====== Records to use

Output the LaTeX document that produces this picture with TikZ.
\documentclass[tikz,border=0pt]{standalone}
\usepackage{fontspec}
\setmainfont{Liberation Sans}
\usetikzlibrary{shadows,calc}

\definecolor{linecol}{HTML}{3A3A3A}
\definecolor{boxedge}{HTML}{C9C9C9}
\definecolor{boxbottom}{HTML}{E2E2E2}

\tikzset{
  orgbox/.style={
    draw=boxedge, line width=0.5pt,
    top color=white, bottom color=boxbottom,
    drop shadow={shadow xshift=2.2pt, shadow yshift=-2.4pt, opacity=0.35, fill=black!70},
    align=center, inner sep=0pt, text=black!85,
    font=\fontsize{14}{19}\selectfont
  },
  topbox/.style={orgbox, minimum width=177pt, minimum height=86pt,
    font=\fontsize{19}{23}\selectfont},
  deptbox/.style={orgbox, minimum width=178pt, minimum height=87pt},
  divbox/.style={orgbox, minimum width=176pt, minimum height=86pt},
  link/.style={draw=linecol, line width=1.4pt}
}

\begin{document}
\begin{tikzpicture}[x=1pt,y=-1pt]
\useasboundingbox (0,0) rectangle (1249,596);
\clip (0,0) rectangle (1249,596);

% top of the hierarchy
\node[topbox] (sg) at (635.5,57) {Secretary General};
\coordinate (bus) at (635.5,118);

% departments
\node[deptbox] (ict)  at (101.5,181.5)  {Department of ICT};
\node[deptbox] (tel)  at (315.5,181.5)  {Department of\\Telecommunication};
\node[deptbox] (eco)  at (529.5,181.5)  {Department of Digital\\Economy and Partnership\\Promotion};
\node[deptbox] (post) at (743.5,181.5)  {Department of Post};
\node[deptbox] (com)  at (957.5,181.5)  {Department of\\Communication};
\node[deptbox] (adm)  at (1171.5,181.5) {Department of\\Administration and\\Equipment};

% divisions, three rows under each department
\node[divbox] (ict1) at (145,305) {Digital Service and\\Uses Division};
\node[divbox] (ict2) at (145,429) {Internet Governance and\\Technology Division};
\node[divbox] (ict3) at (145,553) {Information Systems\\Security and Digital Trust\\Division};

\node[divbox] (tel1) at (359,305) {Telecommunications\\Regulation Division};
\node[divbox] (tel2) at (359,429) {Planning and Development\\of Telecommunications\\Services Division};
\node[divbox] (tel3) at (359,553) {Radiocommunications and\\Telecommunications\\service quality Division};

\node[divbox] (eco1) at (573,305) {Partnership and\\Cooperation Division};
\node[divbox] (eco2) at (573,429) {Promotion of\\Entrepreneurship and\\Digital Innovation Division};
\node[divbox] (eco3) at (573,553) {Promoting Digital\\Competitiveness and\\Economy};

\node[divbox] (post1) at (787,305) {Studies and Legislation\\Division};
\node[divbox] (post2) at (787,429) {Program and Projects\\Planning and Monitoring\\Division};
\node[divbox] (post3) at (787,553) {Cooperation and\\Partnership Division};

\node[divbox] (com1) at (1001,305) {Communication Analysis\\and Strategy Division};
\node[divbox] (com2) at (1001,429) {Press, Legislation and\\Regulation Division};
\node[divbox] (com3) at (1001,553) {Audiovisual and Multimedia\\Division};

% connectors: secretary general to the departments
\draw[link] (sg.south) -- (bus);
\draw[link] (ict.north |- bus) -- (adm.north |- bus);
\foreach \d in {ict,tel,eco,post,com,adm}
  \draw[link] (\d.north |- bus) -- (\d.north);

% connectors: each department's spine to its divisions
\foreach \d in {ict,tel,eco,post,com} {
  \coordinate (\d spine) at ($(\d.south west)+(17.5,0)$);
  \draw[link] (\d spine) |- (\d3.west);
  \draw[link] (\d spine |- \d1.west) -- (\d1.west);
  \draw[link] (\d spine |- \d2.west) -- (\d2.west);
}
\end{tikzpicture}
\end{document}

============
====== Records to use

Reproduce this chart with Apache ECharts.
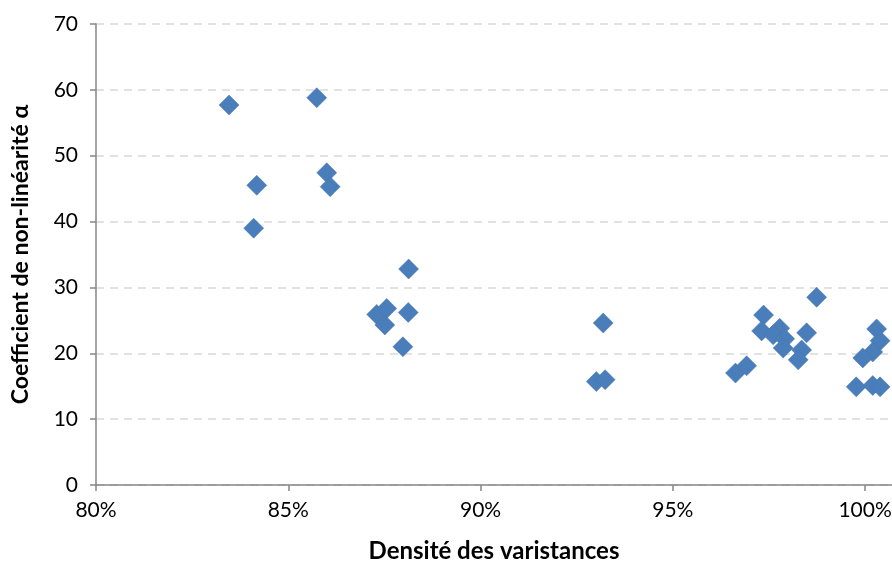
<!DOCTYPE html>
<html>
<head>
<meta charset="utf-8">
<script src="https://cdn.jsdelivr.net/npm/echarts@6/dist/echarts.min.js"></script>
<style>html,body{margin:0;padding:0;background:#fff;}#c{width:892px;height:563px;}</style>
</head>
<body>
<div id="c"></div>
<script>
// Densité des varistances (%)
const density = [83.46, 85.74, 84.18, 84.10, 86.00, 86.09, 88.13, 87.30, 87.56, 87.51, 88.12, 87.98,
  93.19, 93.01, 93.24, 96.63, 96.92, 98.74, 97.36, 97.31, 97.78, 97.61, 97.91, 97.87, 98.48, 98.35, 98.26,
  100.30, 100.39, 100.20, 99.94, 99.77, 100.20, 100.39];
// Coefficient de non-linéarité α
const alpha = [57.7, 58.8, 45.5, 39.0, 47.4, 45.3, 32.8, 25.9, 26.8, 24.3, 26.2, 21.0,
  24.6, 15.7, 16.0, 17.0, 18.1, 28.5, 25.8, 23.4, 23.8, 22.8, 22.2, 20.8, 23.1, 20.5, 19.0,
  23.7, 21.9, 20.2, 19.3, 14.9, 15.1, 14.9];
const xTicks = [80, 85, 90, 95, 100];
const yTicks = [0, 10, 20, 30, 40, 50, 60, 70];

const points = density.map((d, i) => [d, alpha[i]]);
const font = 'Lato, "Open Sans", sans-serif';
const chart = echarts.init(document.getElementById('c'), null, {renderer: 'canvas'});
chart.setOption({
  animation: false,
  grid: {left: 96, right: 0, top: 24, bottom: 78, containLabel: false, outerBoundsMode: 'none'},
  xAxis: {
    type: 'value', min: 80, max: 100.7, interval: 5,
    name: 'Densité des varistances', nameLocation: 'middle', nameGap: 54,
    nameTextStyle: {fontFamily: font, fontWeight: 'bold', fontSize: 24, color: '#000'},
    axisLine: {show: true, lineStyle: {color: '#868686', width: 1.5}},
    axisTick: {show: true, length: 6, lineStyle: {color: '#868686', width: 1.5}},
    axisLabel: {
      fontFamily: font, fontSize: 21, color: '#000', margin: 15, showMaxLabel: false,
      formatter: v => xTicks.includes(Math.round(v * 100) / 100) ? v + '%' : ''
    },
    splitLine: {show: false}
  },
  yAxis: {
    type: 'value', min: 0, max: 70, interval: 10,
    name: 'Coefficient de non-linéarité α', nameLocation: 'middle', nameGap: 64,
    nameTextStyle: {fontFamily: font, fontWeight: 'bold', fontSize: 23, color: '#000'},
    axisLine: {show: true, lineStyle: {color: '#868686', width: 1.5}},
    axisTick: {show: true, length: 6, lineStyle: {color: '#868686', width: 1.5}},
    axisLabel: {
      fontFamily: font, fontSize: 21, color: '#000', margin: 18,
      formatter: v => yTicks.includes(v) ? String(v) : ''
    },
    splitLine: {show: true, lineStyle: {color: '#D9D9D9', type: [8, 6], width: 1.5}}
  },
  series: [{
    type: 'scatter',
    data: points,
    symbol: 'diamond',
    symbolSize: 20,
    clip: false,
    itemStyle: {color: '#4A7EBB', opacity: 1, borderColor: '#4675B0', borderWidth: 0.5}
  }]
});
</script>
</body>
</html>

============

= Work required =
Repeat exactly the lines from the one that contains "Output the LaTeX" through the one that contains "(bus) at (635.5,118);", and only those.

= Answer for the task =
Output the LaTeX document that produces this picture with TikZ.
\documentclass[tikz,border=0pt]{standalone}
\usepackage{fontspec}
\setmainfont{Liberation Sans}
\usetikzlibrary{shadows,calc}

\definecolor{linecol}{HTML}{3A3A3A}
\definecolor{boxedge}{HTML}{C9C9C9}
\definecolor{boxbottom}{HTML}{E2E2E2}

\tikzset{
  orgbox/.style={
    draw=boxedge, line width=0.5pt,
    top color=white, bottom color=boxbottom,
    drop shadow={shadow xshift=2.2pt, shadow yshift=-2.4pt, opacity=0.35, fill=black!70},
    align=center, inner sep=0pt, text=black!85,
    font=\fontsize{14}{19}\selectfont
  },
  topbox/.style={orgbox, minimum width=177pt, minimum height=86pt,
    font=\fontsize{19}{23}\selectfont},
  deptbox/.style={orgbox, minimum width=178pt, minimum height=87pt},
  divbox/.style={orgbox, minimum width=176pt, minimum height=86pt},
  link/.style={draw=linecol, line width=1.4pt}
}

\begin{document}
\begin{tikzpicture}[x=1pt,y=-1pt]
\useasboundingbox (0,0) rectangle (1249,596);
\clip (0,0) rectangle (1249,596);

% top of the hierarchy
\node[topbox] (sg) at (635.5,57) {Secretary General};
\coordinate (bus) at (635.5,118);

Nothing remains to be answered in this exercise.